34Mais, objectera-t-on, lorsque les philosophes s’emparent de la sémantique des mondes possibles et la tiennent pour un cadre propre à interpréter toute pensée modale, ils ne songent pas seulement aux « formules » ou aux « schémas » des calculs modaux, mais ils songent aussi à des assertions modales concrètes, comme « Jean aurait pu être pilote de ligne ». D’où vient alors que le problème posé par l’inscription des possibles dans le temps du monde n’ait pas conduit ces philosophes à s’interroger sur l’universelle applicabilité de la sémantique des mondes possibles ? La réponse, croyons-nous, tient dans le fait que, sous l’influence sans doute de la logique modale, les philosophes qui accordent une valeur à la sémantique des mondes possibles et débattent du statut de ces mondes considèrent tous les possibles comme des possibles logiques et sous-évaluent le rôle joué par l’expérience dans la connaissance modale. Il est vrai qu’un auteur comme Kripke a insisté sur le fait qu’une vérité nécessaire n’était pas toujours une vérité connaissable a priori32. Mais il n’en reste pas moins que pour décider du nécessaire, de l’impossible et du possible, c’est à la logique que l’on se confie. Dire qu’il est possible que a soit G, c’est dire qu’il n’est pas nécessaire que a soit non-G et, pour juger de ce qui est nécessaire et non-nécessaire, on s’interroge sur ce qu’il est nécessaire que a soit pour que le terme « a » puisse référer à l’objet a en tout monde possible. De ce point de vue, il est donc simplement logiquement vrai que Jean aurait pu être pilote de ligne, dès lors qu’il n’est pas requis que Jean ne soit pas pilote de ligne pour que « Jean » fasse référence à Jean.

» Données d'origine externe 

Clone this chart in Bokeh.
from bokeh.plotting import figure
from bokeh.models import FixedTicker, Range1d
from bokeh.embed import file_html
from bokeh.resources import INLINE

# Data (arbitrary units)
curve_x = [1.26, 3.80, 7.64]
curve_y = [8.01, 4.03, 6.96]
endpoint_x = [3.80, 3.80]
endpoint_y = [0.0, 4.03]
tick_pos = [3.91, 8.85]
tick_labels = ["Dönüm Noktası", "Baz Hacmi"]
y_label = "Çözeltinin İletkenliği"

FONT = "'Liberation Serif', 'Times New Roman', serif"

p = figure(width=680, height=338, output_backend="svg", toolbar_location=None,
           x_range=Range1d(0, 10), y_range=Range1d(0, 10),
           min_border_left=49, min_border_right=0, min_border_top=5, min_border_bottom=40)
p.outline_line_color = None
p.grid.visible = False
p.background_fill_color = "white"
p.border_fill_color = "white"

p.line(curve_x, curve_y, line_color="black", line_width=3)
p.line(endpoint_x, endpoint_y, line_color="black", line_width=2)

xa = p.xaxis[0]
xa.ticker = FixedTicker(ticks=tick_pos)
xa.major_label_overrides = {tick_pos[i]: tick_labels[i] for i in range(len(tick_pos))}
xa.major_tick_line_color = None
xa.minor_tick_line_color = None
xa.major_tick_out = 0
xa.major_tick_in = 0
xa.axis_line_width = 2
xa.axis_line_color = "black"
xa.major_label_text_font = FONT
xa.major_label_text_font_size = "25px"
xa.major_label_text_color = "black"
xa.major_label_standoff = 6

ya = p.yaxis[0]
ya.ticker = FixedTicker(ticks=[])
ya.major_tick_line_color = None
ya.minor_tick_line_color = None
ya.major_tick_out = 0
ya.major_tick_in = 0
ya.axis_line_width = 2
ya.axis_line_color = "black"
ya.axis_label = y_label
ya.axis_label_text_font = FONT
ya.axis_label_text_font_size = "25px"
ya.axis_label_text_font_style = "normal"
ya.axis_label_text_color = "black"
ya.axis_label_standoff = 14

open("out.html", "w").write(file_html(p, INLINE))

35Or le fait est qu’en pensant que Jean aurait pu être pilote de ligne, nous ne cherchons pas toujours, et cherchons même rarement à déterminer si Jean est nécessairement non-pilote de ligne. Nous voulons plutôt savoir si Jean a raison de regretter de ne pas l’être, voire de s’accuser de ne pas l’être devenu. Et dans ce cas, ce qui nous intéresse, ce n’est pas de savoir si Jean avait la possibilité logique d’être pilote de ligne, mais si, à un moment de sa vie, cette possibilité fut réellement ouverte pour lui.
36Les pensées modales qui supposent que le locuteur soit situé dans le temps et qui prennent leur valeur de vérité en fonction de l’inscription du locuteur dans le temps ne peuvent donc jouir de l’a-cosmicité qui est requise pour contempler l’ensemble des mondes possibles comme le Dieu de Leibniz aurait pu le faire. Les mondes possibles sont faits pour les possibles logiques, pas pour les possibles réels. Toutefois, les possibles réels ne sont pas sans monde. Parce qu’ils sont affectés par le passage du temps du monde, ils sont nécessairement solidaires de ce monde. Mais comment existent-ils dans ce monde ? Comment y sont-ils réels ? C’est sans doute en étant plus attentifs à la manière dont nous les connaissons que nous parviendrons à déterminer ce qu’il faut qu’ils soient pour que l’on puisse les connaître comme nous le faisons.